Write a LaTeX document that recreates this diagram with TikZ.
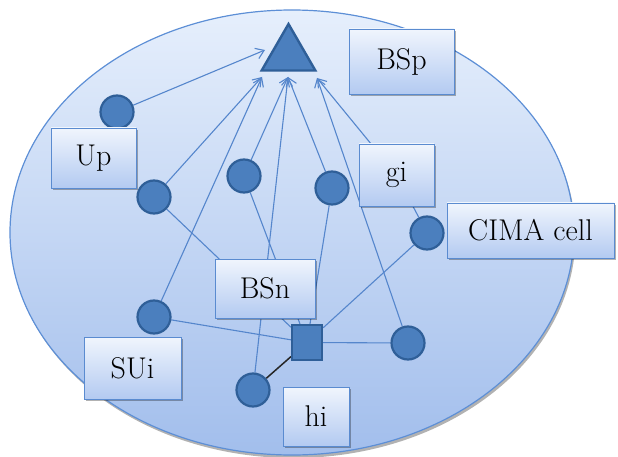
\documentclass[tikz,border=0pt]{standalone}
\usetikzlibrary{shapes.geometric,arrows.meta,shadows,calc}
\pgfdeclarelayer{bg}
\pgfdeclarelayer{lines}
\pgfsetlayers{bg,lines,main}
\definecolor{linec}{HTML}{5586CC}
\definecolor{elltop}{HTML}{E6EFFC}
\definecolor{ellbot}{HTML}{A2BEEC}
\definecolor{elld}{HTML}{5D8FD6}
\definecolor{boxt}{HTML}{F0F5FD}
\definecolor{boxb}{HTML}{B3CAF1}
\definecolor{boxd}{HTML}{5A8BD0}
\definecolor{dotf}{HTML}{4B7FBE}
\definecolor{dotd}{HTML}{2F5F98}
\begin{document}
\begin{tikzpicture}[x=1pt,y=-1pt,
  lbl/.style={draw=boxd, line width=0.9pt, top color=boxt, bottom color=boxb,
    inner sep=0pt, font=\fontsize{30}{36}\selectfont,
    drop shadow={shadow xshift=2pt, shadow yshift=-2pt, opacity=0.3, fill=black}},
  dot/.style={circle, fill=dotf, draw=dotd, line width=2.2pt, minimum size=33pt, inner sep=0pt},
  sqbox/.style={rectangle, fill=dotf, draw=dotd, line width=2.2pt, minimum width=30pt, minimum height=35pt, inner sep=0pt},
  tribox/.style={regular polygon, regular polygon sides=3, fill=dotf, draw=dotd, line width=2.4pt, minimum size=62pt, inner sep=0pt},
  link/.style={draw=linec, line width=1.1pt},
  arr/.style={link, -{Straight Barb[length=8pt,width=11pt]}},
  dark/.style={draw=black!85, line width=1.5pt}]
\useasboundingbox (0,0) rectangle (618,457);

% triangle
\node[tribox] (tri) at (288.5,55) {};
\coordinate (tL) at (262,77);
\coordinate (tC) at (288,77);
\coordinate (tR) at (317,78);
\coordinate (tS) at (265,50);

% circles
\node[dot] (cUp) at (117,112) {};
\node[dot] (c2) at (154,197) {};
\node[dot] (cA) at (244,176) {};
\node[dot] (cB) at (332,188) {};
\node[dot] (cC) at (427,233) {};
\node[dot] (cS) at (154,317) {};
\node[dot] (cR) at (408,343) {};
\node[dot] (cH) at (253,390) {};
\node[sqbox] (sq) at (307,342.5) {};

% labels
\node[lbl, minimum width=85pt, minimum height=60pt] (up) at (93.5,158) {Up};
\node[lbl, minimum width=105pt, minimum height=65pt] (bsp) at (401.5,61.5) {BSp};
\node[lbl, minimum width=75pt, minimum height=62pt] (gi) at (396.5,175) {gi};
\node[lbl, minimum width=167pt, minimum height=55pt] (cima) at (530.5,230.5) {CIMA cell};
\node[lbl, minimum width=100pt, minimum height=59pt] (bsn) at (265,288.5) {BSn};
\node[lbl, minimum width=97pt, minimum height=62pt] (sui) at (132.5,368) {SUi};
\node[lbl, minimum width=66pt, minimum height=59pt] (hi) at (316,416.5) {hi};

\begin{pgfonlayer}{bg}
  \path[draw=elld, line width=1.2pt, top color=elltop, bottom color=ellbot,
    drop shadow={shadow xshift=1.5pt, shadow yshift=-3pt, opacity=0.3, fill=black}]
    (292,232.5) ellipse [x radius=282, y radius=222.5];
\end{pgfonlayer}

\begin{pgfonlayer}{lines}
  \draw[arr] (cUp) -- (tS);
  \draw[arr] (c2) -- (tL);
  \draw[arr] (cS) -- (tL);
  \draw[arr] (cA) -- (tC);
  \draw[arr] (cH) -- (tC);
  \draw[arr] (cB) -- (tC);
  \draw[arr] (cR) -- (tR);
  \draw[arr] (gi) -- (tR);
  \draw[link] (gi) -- (cC);
  \draw[link] (c2) -- (sq);
  \draw[link] (cA) -- (sq);
  \draw[link] (cB) -- (sq);
  \draw[link] (cS) -- (sq);
  \draw[link] (sq) -- (cR);
  \draw[link] (sq) -- (cC);
  \draw[dark] (sq) -- (cH);
\end{pgfonlayer}
\end{tikzpicture}
\end{document}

---------------

- Given problem -
Give back exactly the lines from the first line of the data through the line with "(tS) at (265,50);", pictures excluded.

- Answer to the problem -
Write a LaTeX document that recreates this diagram with TikZ.
\documentclass[tikz,border=0pt]{standalone}
\usetikzlibrary{shapes.geometric,arrows.meta,shadows,calc}
\pgfdeclarelayer{bg}
\pgfdeclarelayer{lines}
\pgfsetlayers{bg,lines,main}
\definecolor{linec}{HTML}{5586CC}
\definecolor{elltop}{HTML}{E6EFFC}
\definecolor{ellbot}{HTML}{A2BEEC}
\definecolor{elld}{HTML}{5D8FD6}
\definecolor{boxt}{HTML}{F0F5FD}
\definecolor{boxb}{HTML}{B3CAF1}
\definecolor{boxd}{HTML}{5A8BD0}
\definecolor{dotf}{HTML}{4B7FBE}
\definecolor{dotd}{HTML}{2F5F98}
\begin{document}
\begin{tikzpicture}[x=1pt,y=-1pt,
  lbl/.style={draw=boxd, line width=0.9pt, top color=boxt, bottom color=boxb,
    inner sep=0pt, font=\fontsize{30}{36}\selectfont,
    drop shadow={shadow xshift=2pt, shadow yshift=-2pt, opacity=0.3, fill=black}},
  dot/.style={circle, fill=dotf, draw=dotd, line width=2.2pt, minimum size=33pt, inner sep=0pt},
  sqbox/.style={rectangle, fill=dotf, draw=dotd, line width=2.2pt, minimum width=30pt, minimum height=35pt, inner sep=0pt},
  tribox/.style={regular polygon, regular polygon sides=3, fill=dotf, draw=dotd, line width=2.4pt, minimum size=62pt, inner sep=0pt},
  link/.style={draw=linec, line width=1.1pt},
  arr/.style={link, -{Straight Barb[length=8pt,width=11pt]}},
  dark/.style={draw=black!85, line width=1.5pt}]
\useasboundingbox (0,0) rectangle (618,457);

% triangle
\node[tribox] (tri) at (288.5,55) {};
\coordinate (tL) at (262,77);
\coordinate (tC) at (288,77);
\coordinate (tR) at (317,78);
\coordinate (tS) at (265,50);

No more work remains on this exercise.